As I started thinking about a blog, I thought I’d show you our Christmas decorations. In looking at pictures, though, I realized that this year’s decorations look very much like last year’s…and the year before that. What it’s more about is the meaning behind each part of our display. Many of our ornaments go back at least to 2010 and a few have a history many years before that. My sisters may remember this one.

The bulbs were blue when I first remember them in my parents’ window on the farm. I don’t know when they started being part of Christmas, but I remember driving in the driveway when our kids were small and seeing these lighted candles made me feel like I had come home. Here, we have five tall thin windows on the end of the living room and this candelabra has a place of honor in the middle. Almost all the other windows in the house have these battery powered ones that come on before dark and go off about bedtime.

In front of the dining room mirror is my collection of nativities.

The large one with the angel on top is the oldest. It started in a time when my sisters were young marrieds with small children. Mother bought each of them the stable and then a figurine or two each year. Of course, she couldn’t leave me out, so I got the same thing. I remember having it in my bedroom at Christmas. By the time we got to the last king, the gray kneeling one, the papier mache ones were no longer being sold at Duckwalls, so he is plastic. The little blue ceramic set came from a church friend of mine. I think everyone in our Sunday school class had one of Judy’s nativity sets in one color or another. Judy has been gone for 30 years or so, but is always remembered when that comes out. The others are things I have picked up at Branson or other places over the years.
The two little angels in the upper left are from our second or third Christmas as a married couple. Dime store purchases, but valuable to us. We scrimped and saved then for something that cost less than a dollar, I think. Candles placed in the holders in front of them make their little faces glow. The china cup with the cardinal came from my long time boss and it make my face light up!
This year I retired one ornament, a glass heart given to us 32 years ago by our friends Jim and Linda Anderson. It says 25 years together, but this year is our 57th married Christmas.
Since we lived in Liberty for 8 1/2 years before we made our park model our winter home, our tree is too small for the ornaments we now display. We started collecting Hallmark ornaments in the 1990s when we had a huge tree in our house on 21st St. They are mostly birdhouses/feeders except for the church. The Best Friends bear came from who else? Our best friends Johnny and Karen Schmidt, along with an eagle carved out of an antler in honor of our Silver Eagle bus.
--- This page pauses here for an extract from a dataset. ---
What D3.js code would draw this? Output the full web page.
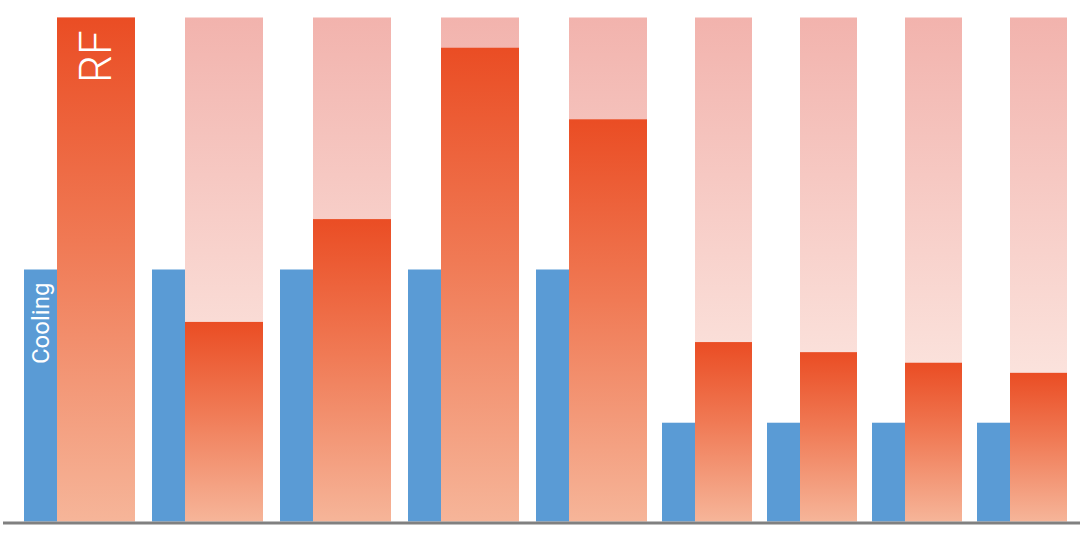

On the other side are the vehicle set. They make me smile!

The tree does have a few ornaments, but the most sentimental are a snowflake and a Christmas tree tatted by LeRoy’s Aunt Tressie. When she was too blind to see to crochet, she could still tat because she did it by feeling the knots as she made them. They are beginning to fall apart, but I think our kids have had one or more at one time, too.

It’s always so much fun unwrapping each ornament and remembering, not so much fun when the time comes to put them away at the end of the holiday. The wonderful thing, though, is that Jesus doesn’t get put away until the next year. He is the gift that keeps on giving throughout the year.